Given information.
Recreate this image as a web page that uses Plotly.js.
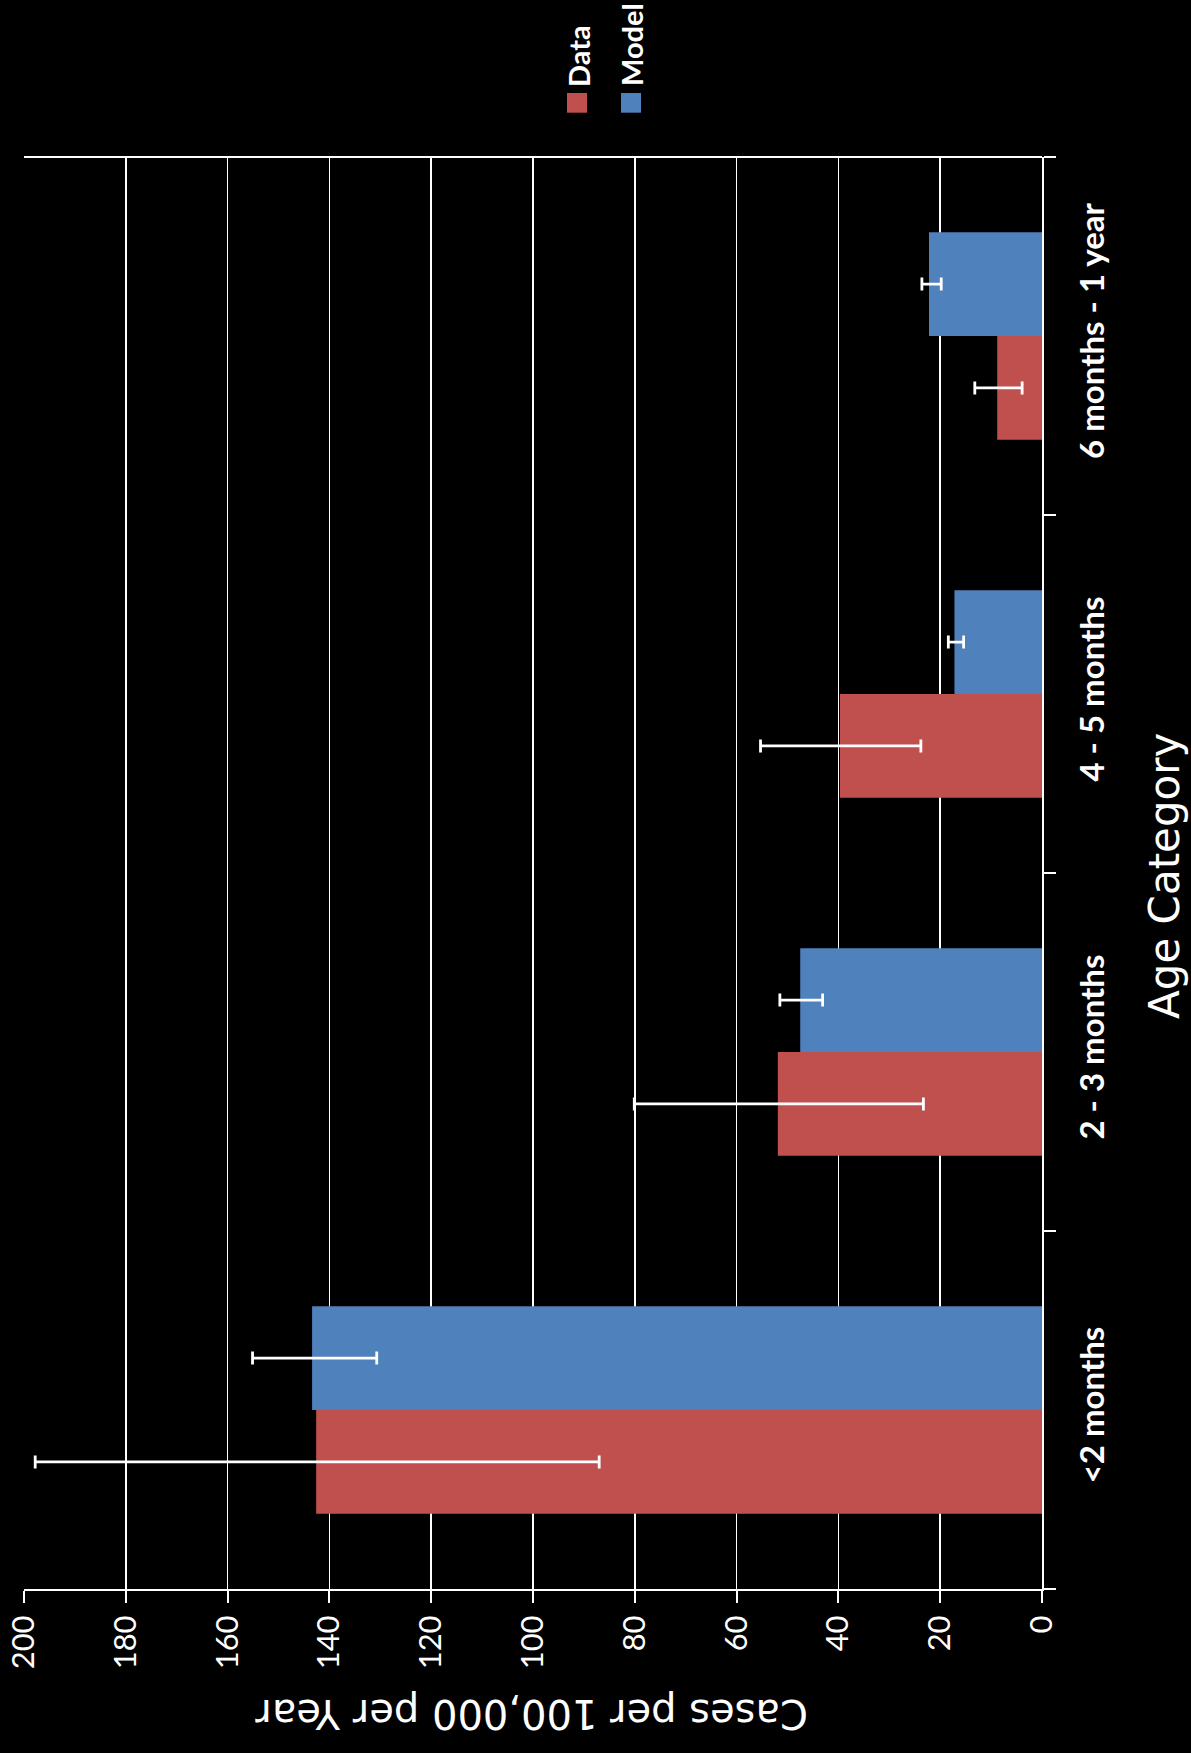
<!DOCTYPE html>
<html>
<head>
<meta charset="utf-8">
<script src="https://cdn.plot.ly/plotly-3.0.1.min.js"></script>
<style>
  html, body { margin: 0; padding: 0; background: #000; }
  #chart { width: 1191px; height: 1753px; }
</style>
</head>
<body>
<div id="chart"></div>
<script>
// Age categories (bottom to top)
const categories = ['<2 months', '2 - 3 months', '4 - 5 months', '6 months - 1 year'];

// Observed incidence with its interval
const dataValues = [142.6, 51.9, 39.7, 8.8];
const dataLower  = [87.0, 23.3, 23.8, 3.9];
const dataUpper  = [197.8, 80.1, 55.3, 13.2];

// Modelled incidence with its interval
const modelValues = [143.4, 47.5, 17.2, 22.2];
const modelLower  = [130.7, 43.1, 15.4, 19.8];
const modelUpper  = [155.1, 51.5, 18.4, 23.6];

const valueTicks = [0, 20, 40, 60, 80, 100, 120, 140, 160, 180, 200];

const W = 1191, H = 1753;
const M = { l: 24, r: 149, t: 157, b: 164 };
const plotW = W - M.l - M.r, plotH = H - M.t - M.b;
const px = x => (x - M.l) / plotW;
const py = y => (H - M.b - y) / plotH;

const RED = '#C0504D', BLUE = '#4F81BD';

function errBar(vals, lo, hi) {
  return {
    type: 'data', symmetric: false,
    array: hi.map((h, i) => h - vals[i]),
    arrayminus: lo.map((l, i) => vals[i] - l),
    color: '#ffffff', thickness: 2.8, width: 6.5, visible: true
  };
}

const traces = [
  {
    type: 'bar', orientation: 'h', name: 'Data',
    y: categories, x: dataValues,
    marker: { color: RED, line: { width: 0 } },
    error_x: errBar(dataValues, dataLower, dataUpper),
    hoverinfo: 'skip'
  },
  {
    type: 'bar', orientation: 'h', name: 'Model',
    y: categories, x: modelValues,
    marker: { color: BLUE, line: { width: 0 } },
    error_x: errBar(modelValues, modelLower, modelUpper),
    hoverinfo: 'skip'
  }
];

const legendItems = [
  { label: 'Data', color: RED, cx: 577, textCy: 56 },
  { label: 'Model', color: BLUE, cx: 631, textCy: 45 }
];

const shapes = [];
const annotations = [];

legendItems.forEach(it => {
  shapes.push({
    type: 'rect', xref: 'paper', yref: 'paper',
    x0: px(it.cx - 10), x1: px(it.cx + 10),
    y0: py(112.7), y1: py(93),
    fillcolor: it.color, line: { width: 0 }
  });
  annotations.push({
    text: '<b>' + it.label + '</b>', textangle: -90, showarrow: false,
    xref: 'paper', yref: 'paper', x: px(it.cx + 1), y: py(it.textCy),
    xanchor: 'center', yanchor: 'middle',
    font: { family: 'Lato, sans-serif', size: 29, color: '#ffffff' }
  });
});

// top border of the plot
shapes.push({
  type: 'line', xref: 'paper', yref: 'paper',
  x0: 0, x1: 1, y0: 1, y1: 1,
  line: { color: '#ffffff', width: 2 }
});

annotations.push({
  text: 'Cases per 100,000 per Year', textangle: 180, showarrow: false,
  xref: 'paper', yref: 'paper', x: px(531.5), y: py(1714),
  xanchor: 'center', yanchor: 'middle',
  font: { family: 'DejaVu Sans, sans-serif', size: 40, color: '#ffffff' }
});
annotations.push({
  text: 'Age Category', textangle: -90, showarrow: false,
  xref: 'paper', yref: 'paper', x: px(1164), y: py(876),
  xanchor: 'center', yanchor: 'middle',
  font: { family: 'DejaVu Sans, sans-serif', size: 42, color: '#ffffff' }
});

const layout = {
  width: W, height: H,
  margin: M,
  paper_bgcolor: '#000000', plot_bgcolor: '#000000',
  showlegend: false,
  barmode: 'group', bargap: 0.42, bargroupgap: 0,
  xaxis: {
    range: [200, 0], tickvals: valueTicks, ticktext: valueTicks.map(String),
    showgrid: true, gridcolor: '#ffffff', gridwidth: 1.6,
    showline: true, linecolor: '#ffffff', linewidth: 2,
    ticks: 'outside', ticklen: 12, tickwidth: 2, tickcolor: '#ffffff',
    tickangle: -90,
    tickfont: { family: 'Lato, sans-serif', size: 31, color: '#ffffff' },
    zeroline: false, fixedrange: true
  },
  yaxis: {
    type: 'category', categoryorder: 'array', categoryarray: categories,
    side: 'right', showgrid: false, zeroline: false,
    showline: true, linecolor: '#ffffff', linewidth: 2,
    ticks: 'outside', ticklen: 12, tickwidth: 2, tickcolor: '#ffffff',
    tickson: 'boundaries', tickangle: -90, ticklabelstandoff: 20,
    tickfont: { family: 'Lato, sans-serif', size: 33, color: '#ffffff', weight: 'bold' },
    fixedrange: true
  },
  shapes: shapes,
  annotations: annotations
};

Plotly.newPlot('chart', traces, layout, { staticPlot: true, displayModeBar: false });
</script>
</body>
</html>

Direction.
Reproduce each line exactly, please, except for any pictures.

Written response.
Recreate this image as a web page that uses Plotly.js.
<!DOCTYPE html>
<html>
<head>
<meta charset="utf-8">
<script src="https://cdn.plot.ly/plotly-3.0.1.min.js"></script>
<style>
  html, body { margin: 0; padding: 0; background: #000; }
  #chart { width: 1191px; height: 1753px; }
</style>
</head>
<body>
<div id="chart"></div>
<script>
// Age categories (bottom to top)
const categories = ['<2 months', '2 - 3 months', '4 - 5 months', '6 months - 1 year'];

// Observed incidence with its interval
const dataValues = [142.6, 51.9, 39.7, 8.8];
const dataLower  = [87.0, 23.3, 23.8, 3.9];
const dataUpper  = [197.8, 80.1, 55.3, 13.2];

// Modelled incidence with its interval
const modelValues = [143.4, 47.5, 17.2, 22.2];
const modelLower  = [130.7, 43.1, 15.4, 19.8];
const modelUpper  = [155.1, 51.5, 18.4, 23.6];

const valueTicks = [0, 20, 40, 60, 80, 100, 120, 140, 160, 180, 200];

const W = 1191, H = 1753;
const M = { l: 24, r: 149, t: 157, b: 164 };
const plotW = W - M.l - M.r, plotH = H - M.t - M.b;
const px = x => (x - M.l) / plotW;
const py = y => (H - M.b - y) / plotH;

const RED = '#C0504D', BLUE = '#4F81BD';

function errBar(vals, lo, hi) {
  return {
    type: 'data', symmetric: false,
    array: hi.map((h, i) => h - vals[i]),
    arrayminus: lo.map((l, i) => vals[i] - l),
    color: '#ffffff', thickness: 2.8, width: 6.5, visible: true
  };
}

const traces = [
  {
    type: 'bar', orientation: 'h', name: 'Data',
    y: categories, x: dataValues,
    marker: { color: RED, line: { width: 0 } },
    error_x: errBar(dataValues, dataLower, dataUpper),
    hoverinfo: 'skip'
  },
  {
    type: 'bar', orientation: 'h', name: 'Model',
    y: categories, x: modelValues,
    marker: { color: BLUE, line: { width: 0 } },
    error_x: errBar(modelValues, modelLower, modelUpper),
    hoverinfo: 'skip'
  }
];

const legendItems = [
  { label: 'Data', color: RED, cx: 577, textCy: 56 },
  { label: 'Model', color: BLUE, cx: 631, textCy: 45 }
];

const shapes = [];
const annotations = [];

legendItems.forEach(it => {
  shapes.push({
    type: 'rect', xref: 'paper', yref: 'paper',
    x0: px(it.cx - 10), x1: px(it.cx + 10),
    y0: py(112.7), y1: py(93),
    fillcolor: it.color, line: { width: 0 }
  });
  annotations.push({
    text: '<b>' + it.label + '</b>', textangle: -90, showarrow: false,
    xref: 'paper', yref: 'paper', x: px(it.cx + 1), y: py(it.textCy),
    xanchor: 'center', yanchor: 'middle',
    font: { family: 'Lato, sans-serif', size: 29, color: '#ffffff' }
  });
});

// top border of the plot
shapes.push({
  type: 'line', xref: 'paper', yref: 'paper',
  x0: 0, x1: 1, y0: 1, y1: 1,
  line: { color: '#ffffff', width: 2 }
});

annotations.push({
  text: 'Cases per 100,000 per Year', textangle: 180, showarrow: false,
  xref: 'paper', yref: 'paper', x: px(531.5), y: py(1714),
  xanchor: 'center', yanchor: 'middle',
  font: { family: 'DejaVu Sans, sans-serif', size: 40, color: '#ffffff' }
});
annotations.push({
  text: 'Age Category', textangle: -90, showarrow: false,
  xref: 'paper', yref: 'paper', x: px(1164), y: py(876),
  xanchor: 'center', yanchor: 'middle',
  font: { family: 'DejaVu Sans, sans-serif', size: 42, color: '#ffffff' }
});

const layout = {
  width: W, height: H,
  margin: M,
  paper_bgcolor: '#000000', plot_bgcolor: '#000000',
  showlegend: false,
  barmode: 'group', bargap: 0.42, bargroupgap: 0,
  xaxis: {
    range: [200, 0], tickvals: valueTicks, ticktext: valueTicks.map(String),
    showgrid: true, gridcolor: '#ffffff', gridwidth: 1.6,
    showline: true, linecolor: '#ffffff', linewidth: 2,
    ticks: 'outside', ticklen: 12, tickwidth: 2, tickcolor: '#ffffff',
    tickangle: -90,
    tickfont: { family: 'Lato, sans-serif', size: 31, color: '#ffffff' },
    zeroline: false, fixedrange: true
  },
  yaxis: {
    type: 'category', categoryorder: 'array', categoryarray: categories,
    side: 'right', showgrid: false, zeroline: false,
    showline: true, linecolor: '#ffffff', linewidth: 2,
    ticks: 'outside', ticklen: 12, tickwidth: 2, tickcolor: '#ffffff',
    tickson: 'boundaries', tickangle: -90, ticklabelstandoff: 20,
    tickfont: { family: 'Lato, sans-serif', size: 33, color: '#ffffff', weight: 'bold' },
    fixedrange: true
  },
  shapes: shapes,
  annotations: annotations
};

Plotly.newPlot('chart', traces, layout, { staticPlot: true, displayModeBar: false });
</script>
</body>
</html>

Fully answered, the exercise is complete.